DROWSY – Snow on moss on stone

(CD, Fat Cat)

Fat Cat’s release schedule as turned sharply towards acoustic guitars in the wake of Vashti Bunyan’s praised comeback album and the (critical) acclaim following in its wake. See the new album by Tom Brosseau as well. No, I am not insinuating a business decision but nothing less than the results of a new love for a musical genre. Nevertheless, with Sub Pop celebrating a return towards the headlights of music journalistic focus by a similar turn, I sense a hype or trend coming on, and fear for my favorite labels and bands just the same. Because music and musicians can easily bend underneath the pressure and digestion of the musical machine. Especially music as fragile and delicate as this one here, made with acoustic guitar, voice and imagination. Moreover, the number of singer / songwriters from Scandinavia roaming the world and pleasing audiences all around with their tales of woe and lost love, their observations of mankind and its behaviour both big and small and the gently strummed or picked strings insinuating songs mostly written by themselves in motel rooms late at night, is slowly growing beyond feasability.

What sets Mauri Heikkinen aka Drowsy apart from the whole drift is, among others, a sense for melodies so rich and dynamic as if they came directly from the psychedelic years, for instance when he mixes a folkloristic big band drumbeat and harmonica with a sort of big arrangement to produce a stupefyingly simple yet enriching song about the old times, the hopes that lay in the dreams that people had and the turmoil that blows all of them to pieces. And that song is one part lo-fi and two parts marching band (“Good Old Odd Gold”). Not bad for an instrumental song, isn’t it. Plus Heikkinen seems ro have a sense of humour, which is rarely ever seen in this modern kind of folk music, where everyone is walking around depressed and earnest as if still mourning Nick Drake’s early death. There is some of that as well on “Snow on moss on stone”, but als check out “Treehouse” and the funny vocal mutations Drowsy uses on this track.

But these songs are amongst the exceptions on this album. Interestingly, Heikkinen prefers to stay at the softer yet no less deep reaching side, whenever there are vocals involved, setting chords and notes with minute detail to the rhythm and the notes that the words hit, sometimes breathing out syllable after syllable with importance and meaning. More like the snow falling on the moss and the stones than lying there peacefully.
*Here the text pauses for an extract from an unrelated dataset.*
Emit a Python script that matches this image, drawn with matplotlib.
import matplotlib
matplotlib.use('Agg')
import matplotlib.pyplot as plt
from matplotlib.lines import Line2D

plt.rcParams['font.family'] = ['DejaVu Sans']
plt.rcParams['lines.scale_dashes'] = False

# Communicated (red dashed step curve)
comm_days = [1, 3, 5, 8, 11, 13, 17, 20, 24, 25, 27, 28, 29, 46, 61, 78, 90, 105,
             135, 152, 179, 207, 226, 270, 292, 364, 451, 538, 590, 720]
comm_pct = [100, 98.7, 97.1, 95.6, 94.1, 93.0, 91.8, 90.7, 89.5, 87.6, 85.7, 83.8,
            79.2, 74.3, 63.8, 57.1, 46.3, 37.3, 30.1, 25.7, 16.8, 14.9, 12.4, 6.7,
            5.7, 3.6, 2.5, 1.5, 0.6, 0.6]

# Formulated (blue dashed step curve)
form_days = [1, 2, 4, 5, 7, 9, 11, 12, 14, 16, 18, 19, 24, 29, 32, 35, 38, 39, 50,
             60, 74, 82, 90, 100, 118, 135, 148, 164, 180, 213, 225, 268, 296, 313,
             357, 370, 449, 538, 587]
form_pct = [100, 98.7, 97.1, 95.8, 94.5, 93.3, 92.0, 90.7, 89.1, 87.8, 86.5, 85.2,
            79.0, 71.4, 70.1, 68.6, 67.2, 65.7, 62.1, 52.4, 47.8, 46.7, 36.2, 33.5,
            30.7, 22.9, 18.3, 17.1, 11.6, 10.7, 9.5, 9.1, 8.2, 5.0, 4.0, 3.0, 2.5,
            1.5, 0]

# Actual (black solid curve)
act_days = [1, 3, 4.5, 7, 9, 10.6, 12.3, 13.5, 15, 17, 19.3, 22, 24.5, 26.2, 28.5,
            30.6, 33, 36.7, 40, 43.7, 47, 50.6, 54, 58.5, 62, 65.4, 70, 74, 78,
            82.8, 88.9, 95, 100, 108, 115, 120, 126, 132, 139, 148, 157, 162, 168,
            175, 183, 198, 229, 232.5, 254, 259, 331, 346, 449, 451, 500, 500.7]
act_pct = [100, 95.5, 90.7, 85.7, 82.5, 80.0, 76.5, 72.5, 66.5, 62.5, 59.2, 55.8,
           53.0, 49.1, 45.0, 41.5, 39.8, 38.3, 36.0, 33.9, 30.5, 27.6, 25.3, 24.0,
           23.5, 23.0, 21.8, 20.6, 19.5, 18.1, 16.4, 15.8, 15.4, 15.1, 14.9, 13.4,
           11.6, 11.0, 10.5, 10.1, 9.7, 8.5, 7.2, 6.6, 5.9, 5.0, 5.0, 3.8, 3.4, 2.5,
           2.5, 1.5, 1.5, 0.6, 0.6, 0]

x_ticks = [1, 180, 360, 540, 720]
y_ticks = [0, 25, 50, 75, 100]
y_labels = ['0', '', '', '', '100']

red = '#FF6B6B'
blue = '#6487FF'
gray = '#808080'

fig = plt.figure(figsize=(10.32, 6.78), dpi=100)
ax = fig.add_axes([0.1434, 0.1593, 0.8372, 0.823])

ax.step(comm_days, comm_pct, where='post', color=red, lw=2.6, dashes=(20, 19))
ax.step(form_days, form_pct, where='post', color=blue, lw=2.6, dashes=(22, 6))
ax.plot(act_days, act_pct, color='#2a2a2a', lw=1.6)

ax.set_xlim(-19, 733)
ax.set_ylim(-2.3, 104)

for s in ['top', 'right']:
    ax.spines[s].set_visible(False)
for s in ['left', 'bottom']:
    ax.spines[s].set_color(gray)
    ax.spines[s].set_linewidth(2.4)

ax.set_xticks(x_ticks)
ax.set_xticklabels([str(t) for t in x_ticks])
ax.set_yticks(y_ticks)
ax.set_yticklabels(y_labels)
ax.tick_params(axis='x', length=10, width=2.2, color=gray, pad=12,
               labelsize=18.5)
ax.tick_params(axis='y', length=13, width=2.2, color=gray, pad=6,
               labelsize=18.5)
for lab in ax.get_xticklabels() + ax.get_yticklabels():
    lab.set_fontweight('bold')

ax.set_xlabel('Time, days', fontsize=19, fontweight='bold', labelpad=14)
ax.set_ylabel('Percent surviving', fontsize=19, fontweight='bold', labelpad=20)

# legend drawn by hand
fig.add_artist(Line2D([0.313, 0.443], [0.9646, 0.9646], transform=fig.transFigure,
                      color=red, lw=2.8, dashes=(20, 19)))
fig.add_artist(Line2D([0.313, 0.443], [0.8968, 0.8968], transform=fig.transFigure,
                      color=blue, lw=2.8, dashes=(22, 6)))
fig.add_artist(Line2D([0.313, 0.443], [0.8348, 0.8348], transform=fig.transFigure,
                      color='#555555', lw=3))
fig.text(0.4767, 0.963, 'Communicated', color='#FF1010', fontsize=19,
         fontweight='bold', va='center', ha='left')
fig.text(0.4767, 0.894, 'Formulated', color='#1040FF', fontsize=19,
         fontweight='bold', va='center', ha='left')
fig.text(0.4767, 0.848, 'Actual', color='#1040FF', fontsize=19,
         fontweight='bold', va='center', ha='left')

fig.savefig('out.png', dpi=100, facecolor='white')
Melodies, where other, less secure artists would have chosen grandeur and big arrangements to ensure their place within the top40 of the alternative charts, Heikkinen prefers the small and fragile step, that grows into epic proportions by listening closely. “bed of pyre & wood” could easily be a century old funeral song or traditional in the vain of “oh bury me not (on the lone prairie)”, but within its arrangement of single plucked strings and winds blowing in the background, the song, like a lonely prayer in the wilderness, becomes bigger than it would have been otherwise. And, wow, how a single instance of strumming can resolve peace and harmony and relief at the end of a song. There is another song on “Snow on Moss on Stone” which is a sort of funeral oratory but of a completely different kind: “Off you go all authors” has a big harmonica monotonously changing between two notes and Heikkinen singing his heart out.

Unfortunately, I am unable to really get a grip on what Drowsy is singing about, but I am catching a drift of old folk tales being worked into song, eternal conflicts of generations, fights among villages and nations and the strange things that happen if the real world of the human cities and the magic world of the scnadinavian woods rub their elbows. Is it possible that Drowsy is in posession of a knowledge or wisdom much bigger or more important than the rest of us? I wish he would share it. Maybe he does, only we are unable to decipher it.

The album ends – after the aforementioned funeral song, the second one – on a completely different note. “Plangent suite” is an intriguing, captivating piano-instrumental that uses the echoe of the body of the piano as a different instrument than its hammers and strings. Together with some sampling and processing an evocating and exciting score starts to arise that in all its fragility an sparseness stomps forward with an enormous pulse. The piano notes change between shrill contrasts and harmonic changes and playfulnes jazz excursions but all within good manners, while the echo doubles and triples the size of the notes played as it rolls closer like thunder from the other side of the lake. I have no idea how this track fits onto the record that has come before; it works as an enormous surprise. This track could start a compositorial career for Heikkinen all on its own, yet I hope he will be able to divert his attentions to both sides of the record. And with a slight pling on a higher note, the vision is over.